According to the World Bank and the United Nations Conference on Trade and Development (UNCTAD) data on imports by China, the imports from the US are witnessing a constant decline. From 8.51 percent in 2016, it fell to 5.96 percent in 2019, with a marginal increase to 6.6 percent in 2020.

However, imports from East Asia and the Pacific saw a steep jump from 38.7 percent in 2016 to 45.2 percent in 2017, 43.8 percent in 2018, and a marginal decrease at 42.3 percent in 2020. According to China’s General Administration of Customs (GAC), the total trade from 2014-2019 between China and BRI member countries has registered an annual growth rate of 6.1 percent, making it the biggest trading partner with 25 BRI countries. The total trade stood at the mammoth USD 1.34 trillion in 2019. 

Caution for India

Interestingly, the US and China are the top two trading partners of India, respectively. Despite the geopolitical standoff and anti-China rhetoric, Sino-Indian trade continues to soar by more than 70 percent year-on-year to over USD 48 billion in the first five months of 2021.

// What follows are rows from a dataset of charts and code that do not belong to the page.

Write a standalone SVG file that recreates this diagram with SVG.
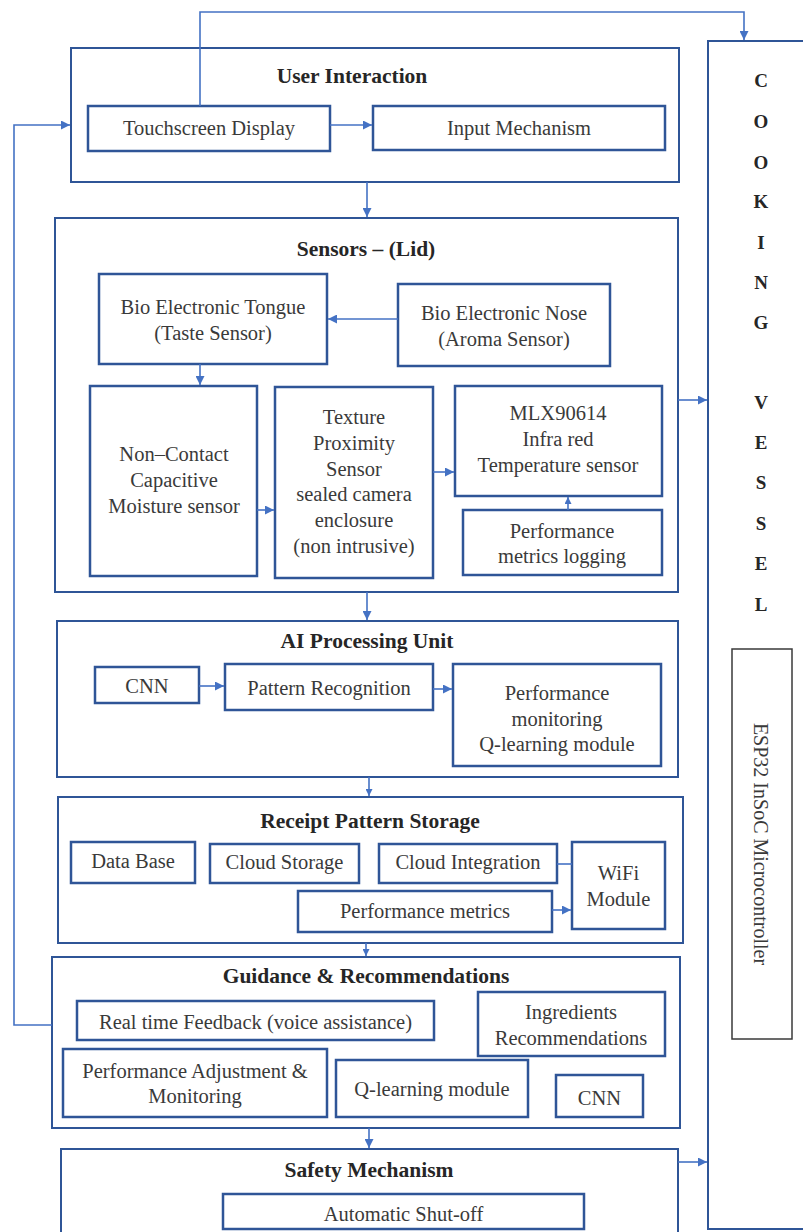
<svg xmlns="http://www.w3.org/2000/svg" width="803" height="1232" viewBox="0 0 803 1232">
<style>
.bg{fill:#ffffff}
.outer{fill:#ffffff;stroke:#2F5597;stroke-width:2}
.box{fill:#ffffff;stroke:#2F5597;stroke-width:2.5}
.mcu{fill:#ffffff;stroke:#3a3a3a;stroke-width:1.5}
.t{font-family:"Liberation Serif","Times New Roman",serif;font-size:20.5px;fill:#3a3a3a;text-anchor:middle}
.h{font-family:"Liberation Serif","Times New Roman",serif;font-size:21.5px;font-weight:bold;fill:#262626;text-anchor:middle}
.v{font-family:"Liberation Serif","Times New Roman",serif;font-size:19px;font-weight:bold;fill:#262626;text-anchor:middle}
.c{fill:none;stroke:#4472C4;stroke-width:1.6}
</style>
<defs>
<marker id="ah" markerUnits="userSpaceOnUse" markerWidth="9" markerHeight="9" viewBox="0 0 10 10" refX="10" refY="5" orient="auto"><path d="M0,0 L10,5 L0,10 z" fill="#4472C4"/></marker>
<marker id="ahs" markerUnits="userSpaceOnUse" markerWidth="7" markerHeight="7" viewBox="0 0 10 10" refX="10" refY="5" orient="auto"><path d="M0,0 L10,5 L0,10 z" fill="#4472C4"/></marker>
</defs>
<rect class="bg" x="0" y="0" width="803" height="1232"/>

<g id="vessel">
<rect class="outer" x="708" y="41" width="130" height="1188"/>
<text class="v" x="761" y="87">C</text>
<text class="v" x="761" y="128">O</text>
<text class="v" x="761" y="169">O</text>
<text class="v" x="761" y="208">K</text>
<text class="v" x="761" y="249">I</text>
<text class="v" x="761" y="289">N</text>
<text class="v" x="761" y="329">G</text>
<text class="v" x="761" y="409">V</text>
<text class="v" x="761" y="449">E</text>
<text class="v" x="761" y="489">S</text>
<text class="v" x="761" y="530">S</text>
<text class="v" x="761" y="570">E</text>
<text class="v" x="761" y="611">L</text>
</g>
<g id="esp32">
<rect class="mcu" x="732" y="649" width="60" height="390"/>
<text class="t" transform="translate(762,844) rotate(90)" x="0" y="8" style="font-size:20px">ESP32 InSoC Microcontroller</text>
</g>

<g id="user-interaction">
<rect class="outer" x="71" y="48" width="608" height="134"/>
<text class="h" x="352" y="83">User Interaction</text>
</g>
<g id="touchscreen"><rect class="box" x="88" y="106" width="242" height="45"/><text class="t" x="209" y="135">Touchscreen Display</text></g>
<g id="input"><rect class="box" x="373" y="106" width="292" height="44"/><text class="t" x="519" y="135">Input Mechanism</text></g>

<g id="sensors">
<rect class="outer" x="55" y="218" width="623" height="374"/>
<text class="h" x="366" y="256">Sensors – (Lid)</text>
</g>
<g id="tongue"><rect class="box" x="99" y="274" width="228" height="90"/><text class="t" x="213" y="314">Bio Electronic Tongue</text><text class="t" x="213" y="340">(Taste Sensor)</text></g>
<g id="nose"><rect class="box" x="398" y="284" width="212" height="82"/><text class="t" x="504" y="320">Bio Electronic Nose</text><text class="t" x="504" y="346">(Aroma Sensor)</text></g>
<g id="moisture"><rect class="box" x="90" y="386" width="167" height="190"/><text class="t" x="174" y="461">Non–Contact</text><text class="t" x="174" y="487">Capacitive</text><text class="t" x="174" y="513">Moisture sensor</text></g>
<g id="texture"><rect class="box" x="275" y="387" width="158" height="191"/><text class="t" x="354" y="424">Texture</text><text class="t" x="354" y="450">Proximity</text><text class="t" x="354" y="476">Sensor</text><text class="t" x="354" y="501">sealed camera</text><text class="t" x="354" y="527">enclosure</text><text class="t" x="354" y="553">(non intrusive)</text></g>
<g id="mlx"><rect class="box" x="455" y="386" width="207" height="110"/><text class="t" x="558" y="420">MLX90614</text><text class="t" x="558" y="446">Infra red</text><text class="t" x="558" y="472">Temperature sensor</text></g>
<g id="logging"><rect class="box" x="463" y="510" width="199" height="65"/><text class="t" x="562" y="538">Performance</text><text class="t" x="562" y="563">metrics logging</text></g>

<g id="ai">
<rect class="outer" x="57" y="621" width="621" height="156"/>
<text class="h" x="367" y="648">AI Processing Unit</text>
</g>
<g id="cnn1"><rect class="box" x="95" y="667" width="104" height="36"/><text class="t" x="147" y="693">CNN</text></g>
<g id="pattern"><rect class="box" x="225" y="664" width="208" height="46"/><text class="t" x="329" y="695">Pattern Recognition</text></g>
<g id="perfmon"><rect class="box" x="453" y="664" width="208" height="102"/><text class="t" x="557" y="700">Performance</text><text class="t" x="557" y="726">monitoring</text><text class="t" x="557" y="751">Q-learning module</text></g>

<g id="receipt">
<rect class="outer" x="58" y="797" width="625" height="146"/>
<text class="h" x="370" y="828">Receipt Pattern Storage</text>
</g>
<g id="database"><rect class="box" x="71" y="842" width="124" height="41"/><text class="t" x="133" y="868">Data Base</text></g>
<g id="cloudstorage"><rect class="box" x="210" y="844" width="149" height="39"/><text class="t" x="284.5" y="869">Cloud Storage</text></g>
<g id="cloudint"><rect class="box" x="379" y="844" width="178" height="39"/><text class="t" x="468" y="869">Cloud Integration</text></g>
<g id="wifi"><rect class="box" x="572" y="842" width="93" height="87"/><text class="t" x="618.5" y="880">WiFi</text><text class="t" x="618.5" y="906">Module</text></g>
<g id="perfmetrics"><rect class="box" x="298" y="891" width="254" height="41"/><text class="t" x="425" y="918">Performance metrics</text></g>

<g id="guidance">
<rect class="outer" x="52" y="957" width="628" height="171"/>
<text class="h" x="366" y="983">Guidance &amp; Recommendations</text>
</g>
<g id="feedback"><rect class="box" x="77" y="1001" width="357" height="39"/><text class="t" x="255.5" y="1029">Real time Feedback (voice assistance)</text></g>
<g id="ingredients"><rect class="box" x="478" y="992" width="187" height="64"/><text class="t" x="571" y="1019">Ingredients</text><text class="t" x="571" y="1045">Recommendations</text></g>
<g id="perfadjust"><rect class="box" x="63" y="1049" width="264" height="68"/><text class="t" x="195" y="1078">Performance Adjustment &amp;</text><text class="t" x="195" y="1103">Monitoring</text></g>
<g id="qlearning"><rect class="box" x="336" y="1060" width="192" height="57"/><text class="t" x="432" y="1096">Q-learning module</text></g>
<g id="cnn2"><rect class="box" x="556" y="1075" width="87" height="42"/><text class="t" x="599.5" y="1105">CNN</text></g>

<g id="safety">
<rect class="outer" x="61" y="1149" width="617" height="100"/>
<text class="h" x="369" y="1177">Safety Mechanism</text>
</g>
<g id="shutoff"><rect class="box" x="223" y="1194" width="361" height="35"/><text class="t" x="403.5" y="1221">Automatic Shut-off</text></g>

<g id="connectors">
<path class="c" d="M200,106 V12 H744 V40" marker-end="url(#ah)"/>
<path class="c" d="M52,1025 H14 V125 H70" marker-end="url(#ah)"/>
<path class="c" d="M330,125 H372" marker-end="url(#ah)"/>
<path class="c" d="M367,182 V217" marker-end="url(#ah)"/>
<path class="c" d="M398,319 H328" marker-end="url(#ah)"/>
<path class="c" d="M200,364 V385" marker-end="url(#ah)"/>
<path class="c" d="M257,510 H274" marker-end="url(#ah)"/>
<path class="c" d="M433,472 H454" marker-end="url(#ah)"/>
<path class="c" d="M568,510 V497" marker-end="url(#ahs)"/>
<path class="c" d="M678,400 H707" marker-end="url(#ah)"/>
<path class="c" d="M367,592 V620" marker-end="url(#ah)"/>
<path class="c" d="M199,686 H224" marker-end="url(#ah)"/>
<path class="c" d="M433,689 H452" marker-end="url(#ah)"/>
<path class="c" d="M369,777 V796" marker-end="url(#ahs)"/>
<path class="c" d="M557,864 H572"/>
<path class="c" d="M552,910 H571" marker-end="url(#ah)"/>
<path class="c" d="M366,943 V956" marker-end="url(#ahs)"/>
<path class="c" d="M369,1128 V1148" marker-end="url(#ah)"/>
<path class="c" d="M678,1162 H707" marker-end="url(#ah)"/>
</g>
</svg>
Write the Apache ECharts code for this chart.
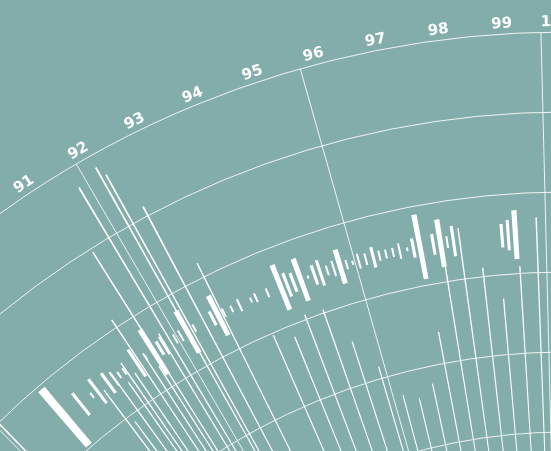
<!DOCTYPE html>
<html><head><meta charset="utf-8">
<script src="https://cdn.jsdelivr.net/npm/echarts@6/dist/echarts.min.js"></script>
<style>html,body{margin:0;padding:0;background:#83adaa;overflow:hidden}#c{width:551px;height:451px}</style>
</head><body><div id="c"></div>
<script>
// ---------- data ----------
// angle-axis tick labels
const angleLabels = [91, 92, 93, 94, 95, 96, 97, 98, 99, 100];
// thin spikes: [angle, outer radius]
const spikes = [
  [88.08, 107.4], [90.13, 94.5], [90.26, 89.0], [90.45, 95.5], [90.64, 93.5],
  [90.74, 96.0], [90.86, 94.0], [91.07, 101.1], [91.22, 95.5], [91.36, 93.0],
  [91.46, 109.5], [91.71, 96.5], [91.84, 117.3],
  [92.25, 118.4], [92.34, 117.0], [92.64, 111.3], [93.05, 101.9], [93.84, 89.7],
  [94.26, 88.5], [94.64, 90.6], [95.05, 90.4], [95.44, 85.5], [95.86, 81.5],
  [96.25, 77.3], [96.63, 76.4], [97.04, 77.8], [97.43, 84.0], [97.83, 92.0],
  [98.21, 96.4], [98.62, 91.1], [99.01, 87.0], [99.42, 90.9], [99.81, 96.9]
];
// waveform bars (centred on waveCenter): [angle, length]
const waveCenter = 94.875;
const waveHuge = [[89.15, 9.14]];
const waveLarge = [
  [91.43, 6.58], [92.24, 5.96], [92.96, 5.53], [94.38, 6.01], [94.82, 5.59],
  [95.68, 4.41], [97.38, 8.18], [97.81, 6.0], [99.37, 6.11]
];
const waveMedium = [
  [89.575, 3.48], [90.01, 3.75], [90.29, 3.03], [91.01, 4.03], [91.58, 1.95],
  [91.69, 2.54], [92.83, 1.96], [94.52, 3.13], [94.66, 2.5], [95.12, 2.55],
  [95.25, 3.3], [96.39, 2.6], [97.24, 2.44], [97.66, 2.63], [98.08, 3.84],
  [99.09, 2.95], [99.22, 3.8]
];
const waveSmall = [
  [89.87, 0.8], [90.44, 2.05], [90.57, 0.9], [90.70, 0.93], [91.23, 0.75],
  [91.95, 1.25], [92.08, 1.5], [92.40, 1.04], [93.09, 1.18], [93.27, 0.88],
  [93.45, 1.63], [93.71, 0.65], [93.82, 1.21], [94.08, 1.18], [94.98, 0.38],
  [95.40, 1.26], [95.54, 1.98], [95.82, 1.21], [95.95, 0.53], [96.08, 1.9],
  [96.23, 1.5], [96.52, 1.31], [96.66, 1.1], [96.81, 1.13], [96.95, 1.98],
  [97.11, 0.46], [97.95, 1.49]
];

// ---------- layout / style ----------
const BG = '#83adaa';
const LINE = 'rgba(255,255,255,0.85)';
const CENTER = [565, 1003];
const RADIUS = [11, 971];
const START = 91.42;
const labelRadius = 121.25;
const FONT = 'bold 15px "DejaVu Sans", sans-serif';

const polars = [];
const angleAxes = [];
const radiusAxes = [];
function addPolar(angleCfg, radiusCfg) {
  const i = polars.length;
  polars.push({ center: CENTER, radius: RADIUS });
  angleAxes.push(Object.assign({ polarIndex: i, type: 'value', min: 0, max: 100, startAngle: START, clockwise: true, show: false }, angleCfg || {}));
  radiusAxes.push(Object.assign({ polarIndex: i, type: 'value', min: 0, max: 120, show: false }, radiusCfg || {}));
  return i;
}
const hidden = { axisLine: { show: false }, axisTick: { show: false }, axisLabel: { show: false } };
// grid polar
const gridP = addPolar(
  Object.assign({ show: true, interval: 4, splitLine: { show: true, lineStyle: { color: LINE, width: 1 } } }, hidden),
  Object.assign({ show: true, interval: 10, splitLine: { show: true, lineStyle: { color: LINE, width: 1 } } }, hidden)
);
// label polar (labels are spread slightly wider than the grid)
const labelP = addPolar({ min: 10, max: 10 + 360 / 3.72, startAngle: 64.78 });
const spikeP = addPolar();
const series = [];
series.push({
  type: 'bar', coordinateSystem: 'polar', polarIndex: spikeP, barWidth: 0.105,
  itemStyle: { color: '#ffffff' }, silent: true,
  data: spikes.map(([a, t]) => [t, a])
});
[[waveHuge, 0.6], [waveLarge, 0.38], [waveMedium, 0.23], [waveSmall, 0.15]].forEach(([arr, w], k) => {
  const p = addPolar();
  series.push({
    type: 'bar', coordinateSystem: 'polar', polarIndex: p, stack: 'w' + k, barWidth: w, silent: true,
    itemStyle: { color: 'rgba(0,0,0,0)' },
    data: arr.map(([a, l]) => [waveCenter - l / 2, a])
  });
  series.push({
    type: 'bar', coordinateSystem: 'polar', polarIndex: p, stack: 'w' + k, barWidth: w, silent: true,
    itemStyle: { color: '#ffffff' },
    data: arr.map(([a, l]) => [l, a])
  });
});

const option = {
  backgroundColor: BG,
  animation: false,
  polar: polars,
  angleAxis: angleAxes,
  radiusAxis: radiusAxes,
  series: series
};
const chart = echarts.init(document.getElementById('c'));
chart.setOption(option);
const lastLabel = angleLabels[angleLabels.length - 1];
const graphics = angleLabels.map(v => {
  // the closing label starts at its grid tick; the others are centred on the label scale
  const atEnd = v === lastLabel;
  const pIdx = atEnd ? gridP : labelP;
  const p = chart.convertToPixel({ polarIndex: pIdx }, [labelRadius, v]);
  const q = chart.convertToPixel({ polarIndex: pIdx }, [0, v]);
  const rot = Math.atan2(-(p[0] - q[0]), -(p[1] - q[1]));
  return { type: 'text', x: p[0], y: p[1], rotation: rot, silent: true,
    style: { text: String(v), fill: '#ffffff', font: FONT, align: atEnd ? 'left' : 'center', verticalAlign: 'middle' } };
});
chart.setOption({ graphic: graphics });
</script>
</body></html>
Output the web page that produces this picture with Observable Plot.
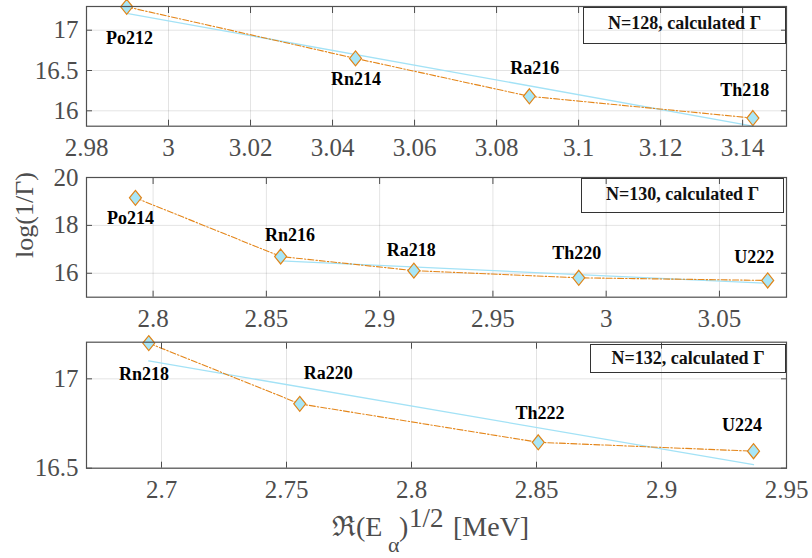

India ought to tread cautiously in aligning with the US as a counterweight to China. Given its intensive trade with the two antagonistic global players, India must chalk out a strategy so that it does not hurt itself economically.

Beijing has made a new move to counter the increasing influence of the US and India with a possibility of CRIP (China, Russia, Iran and Pakistan) - a de facto emerging strategic alliance of authoritarian regimes - as a counter to the QUAD (Quadrilateral Security Dialogue comprising India, the US, Australia and Japan) that aims to ensure a free and open Indo-Pacific.

With the presence of a host of multilateral organizations coupled with the activities of global powers, the Indo-Pacific is emerging as a region with complex power dynamics as opposed to a traditional multi-polar world where different actors struggle to preserve and extend their spheres of influence.